How to resolve IndexError and how to save 3 data computed in for loop to array/.csv?


I imported a file using pandas. Data look as follows:

My data looks like this

I coded to get the data of 'open' from first day of every year saved as start_open and last day of the year saved as end_open for 27 years. My code is as follows:

import pandas as pd
df = pd.read_csv(r'C:\Users\Shivank Chadda\Desktop\Data Analysis\BATS_SPY, 1D.csv')
df['time'] = pd.to_datetime(df['time'],unit='s').dt.normalize()
df['year'] = pd.DatetimeIndex(df['time']).year
sub_df=df[['year','open']]
n=1993
for i in sub_df['year']:
      sub_93 = sub_df[(sub_df['year']==n) & (sub_df['year']<2022)]
      start_open=sub_93.iloc[0]['open']
      end_open=sub_93.iloc[-1]['open']
      per= ((end_open-start_open)/start_open)*100
      print('The value at the start of the year',n,'is:',start_open,'\nThe value at the end of year',n,' is:',end_open)
      n+=1
      i+=1

The code prints following

The value at the start of the year 1993 is: 43.9688 

The value at the end of year 1993  is: 46.9375

The value at the start of the year 1994 is: 46.59375 

The value at the end of year 1994  is: 46.20312

The value at the start of the year 1995 is: 45.70312 

The value at the end of year 1995  is: 61.46875

The value at the start of the year 1996 is: 61.40625 

The value at the end of year 1996  is: 75.28125

The value at the start of the year 1997 is: 74.375 

The value at the end of year 1997  is: 96.875

(This continues until 2021)

With the following error:

  File "C:\Users\Shivank Chadda\Desktop\Data Analysis\untitled7.py", line 16, in <module>
    start_open=sub_93.iloc[0]['open']

  File "C:\Users\Shivank Chadda\anaconda3\lib\site-packages\pandas\core\indexing.py", line 879, in __getitem__
    return self._getitem_axis(maybe_callable, axis=axis)

  File "C:\Users\Shivank Chadda\anaconda3\lib\site-packages\pandas\core\indexing.py", line 1496, in _getitem_axis
    self._validate_integer(key, axis)

  File "C:\Users\Shivank Chadda\anaconda3\lib\site-packages\pandas\core\indexing.py", line 1437, in _validate_integer
    raise IndexError("single positional indexer is out-of-bounds")

IndexError: single positional indexer is out-of-bounds

I have two questions

(1) How should I resolve this error?

(2) I want to get an array that contains year, start_open, end_open, and percentage rather than to print in sentence. If possible I would want to make a .csv of the data collected.

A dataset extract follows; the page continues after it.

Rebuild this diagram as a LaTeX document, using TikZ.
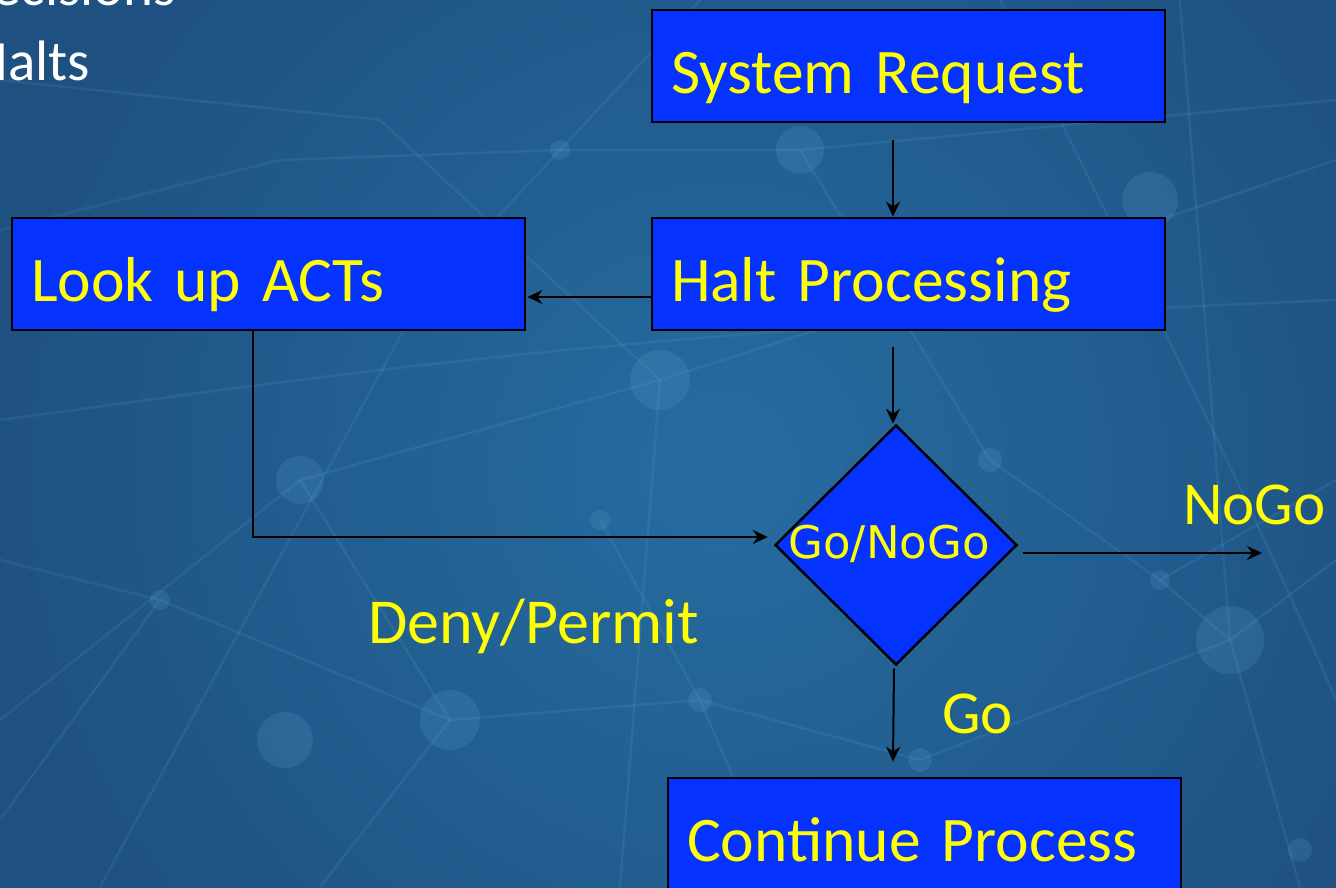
\documentclass[tikz,border=0pt]{standalone}
\usepackage{fontspec}
\setmainfont{Carlito}
\newfontfamily\dvsans{DejaVu Sans}
\usetikzlibrary{shapes.geometric,arrows.meta,calc}
\definecolor{bgdark}{RGB}{30,80,128}
\definecolor{bglight}{RGB}{38,108,160}
\definecolor{boxblue}{RGB}{5,50,255}
\definecolor{txtyellow}{RGB}{255,255,0}
\definecolor{netline}{RGB}{110,185,230}
\tikzset{
  x=1pt, y=-1pt,
  flowbox/.style={draw=black, line width=2.8pt, fill=boxblue, minimum width=513pt, minimum height=112pt,
    text width=475pt, align=left, inner xsep=19pt, inner ysep=0pt, text height=54pt, text depth=0pt,
    text=txtyellow, font=\fontsize{63.5}{70}\selectfont},
  decision/.style={draw=black, line width=2.5pt, fill=boxblue, diamond, minimum width=242pt, minimum height=240pt, inner sep=0pt},
  dtext/.style={text=txtyellow, font=\dvsans\fontsize{45}{50}\selectfont, inner sep=0pt},
  lbl/.style={text=txtyellow, font=\fontsize{61}{66}\selectfont, inner sep=0pt, anchor=base west},
  slidetxt/.style={text=white, font=\fontsize{57}{62}\selectfont, inner sep=0pt, anchor=base east},
  arr/.style={draw=black, line width=2pt, -{Stealth[length=15pt, width=14pt, inset=5pt]}},
  net/.style={draw=netline, line width=2.5pt, opacity=0.12},
  glow/.style={fill=netline, opacity=0.15}
}
\begin{document}
\begin{tikzpicture}
\useasboundingbox (0,0) rectangle (1336,887);
\fill[bgdark] (-10,-10) rectangle (1346,897);
\begin{scope}
\clip (-10,-10) rectangle (1346,897);
\shade[inner color=bglight, outer color=bgdark] (720,470) circle (760);
\end{scope}
% faint network
\draw[net] (0,420) .. controls (300,380) and (600,330) .. (1336,300);
\draw[net] (100,887) -- (420,300) -- (700,0);
\draw[net] (380,120) -- (660,380) -- (1100,240) -- (1336,160);
\draw[net] (0,720) -- (300,480) -- (660,380) -- (620,887);
\draw[net] (300,480) -- (450,720) -- (700,700) -- (920,760) -- (1230,640) -- (1336,560);
\draw[net] (1180,0) -- (1230,640) -- (1300,887);
\draw[net] (800,150) -- (990,460) -- (1160,580) -- (1336,480);
\draw[net] (450,720) -- (320,887);
\draw[net] (700,700) -- (780,887);
\draw[net] (160,600) -- (450,720);
\draw[net] (1000,0) .. controls (1150,300) and (1250,500) .. (1336,700);
\draw[net] (0,230) -- (280,160) -- (560,150) -- (800,150) -- (1336,100);
\draw[net] (0,560) -- (160,600) -- (0,820);
\draw[net] (1160,580) -- (1230,640);
\draw[net] (600,520) -- (700,700);
\draw[net] (0,80) -- (380,120);
\fill[glow] (660,380) circle (30);
\fill[glow] (300,480) circle (24);
\fill[glow] (450,720) circle (30);
\fill[glow] (1230,640) circle (34);
\fill[glow] (1160,580) circle (10);
\fill[glow] (990,460) circle (12);
\fill[glow] (700,700) circle (12);
\fill[glow] (920,760) circle (12);
\fill[glow] (800,150) circle (24);
\fill[glow] (1150,200) circle (28);
\fill[glow] (285,740) circle (28);
\fill[glow] (560,150) circle (10);
\fill[glow] (420,300) circle (12);
\fill[glow] (160,600) circle (10);
\fill[glow] (1300,850) circle (12);
\fill[glow] (600,520) circle (10);
% slide text (cropped at the edge, as in the slide)
\node[slidetxt] (t1) at (176,5) {Decisions};
\node[slidetxt] (t2) at (90,80) {Halts};
% flow chart
\node[flowbox] (sr) at (908.5,66) {System Request};
\node[flowbox] (halt) at (908.5,274) {Halt Processing};
\node[flowbox] (look) at (268.5,274) {Look up ACTs};
\node[flowbox] (cont) at (924.5,834) {Continue Process};
\node[decision] (d) at (896,545) {};
\node[dtext, anchor=base] (dt) at (889,558) {Go/NoGo};
\coordinate (nogoend) at (1262,553);
\draw[arr] ([xshift=-15.5pt,yshift=-17pt]sr.south) -- ([xshift=-15.5pt]halt.north);
\draw[arr] ([yshift=-23pt]halt.west) -- ([xshift=1pt,yshift=-23pt]look.east);
\draw[arr] ([xshift=-15.5pt,yshift=-16pt]halt.south) -- ([xshift=-3pt]d.north);
\draw[arr] ([xshift=-15.5pt]look.south) |- ([xshift=-6pt,yshift=8pt]d.west);
\draw[arr] ([xshift=5pt,yshift=-8pt]d.east) -- (nogoend);
\draw[arr] ([xshift=-2pt,yshift=-2pt]d.south) -- ([xshift=-31.5pt,yshift=15pt]cont.north);
\node[lbl] (nogo) at (1183,524) {NoGo};
\node[lbl, font=\fontsize{64}{70}\selectfont] (deny) at (368,643) {Deny/Permit};
\node[lbl] (go) at (942,733) {Go};
\end{tikzpicture}
\end{document}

Please let me know what should be my next steps


Solution

  • I can't test it but error shows problem with IndexError in

    start_open = sub_93.iloc[0]['open']
    

    so probably you get empty sub_93 and it doesn't have [0] (and [-1]).

    You should check it and skip calculations

      sub_93 = sub_df[(sub_df['year'] == n) & (sub_df['year'] < 2022)]
    
      if len(sub_93) == 0:
          print('No data for year', n)
      else:
          start_open = sub_93.iloc[0]['open']
          end_open = sub_93.iloc[-1]['open']
          per = ((end_open-start_open)/start_open)*100
          print('The value at the start of the year', n, 'is:', start_open, '\nThe value at the end of year', n,'is:', end_open)
    
      n += 1
    

    EDIT:

    Second problem - with creating list - seems so simple so I didn't even think about it.

    • before for-loop create list results = [].

    • inside for-loop append values results.append([year, start_open, end_open, percentage])

    and you get list with sublists.

    You may convert it to pandas.DataFrame and save it as CSV

    # - before `for`-loop -
    
    results = []
    
    # - `for`-loop -
    
    for i in sub_df['year']:
        # ... code ...
    
        results.append( [year, start_open, end_open, percentage] )
    
    # - after `for`-loop -
    
    df_results = pd.DataFrame(results, header=["Year", "Start", "End", "Percentage"])
    
    #df_results.to_csv("output.csv", index=False)
    df_results.to_csv("output.csv")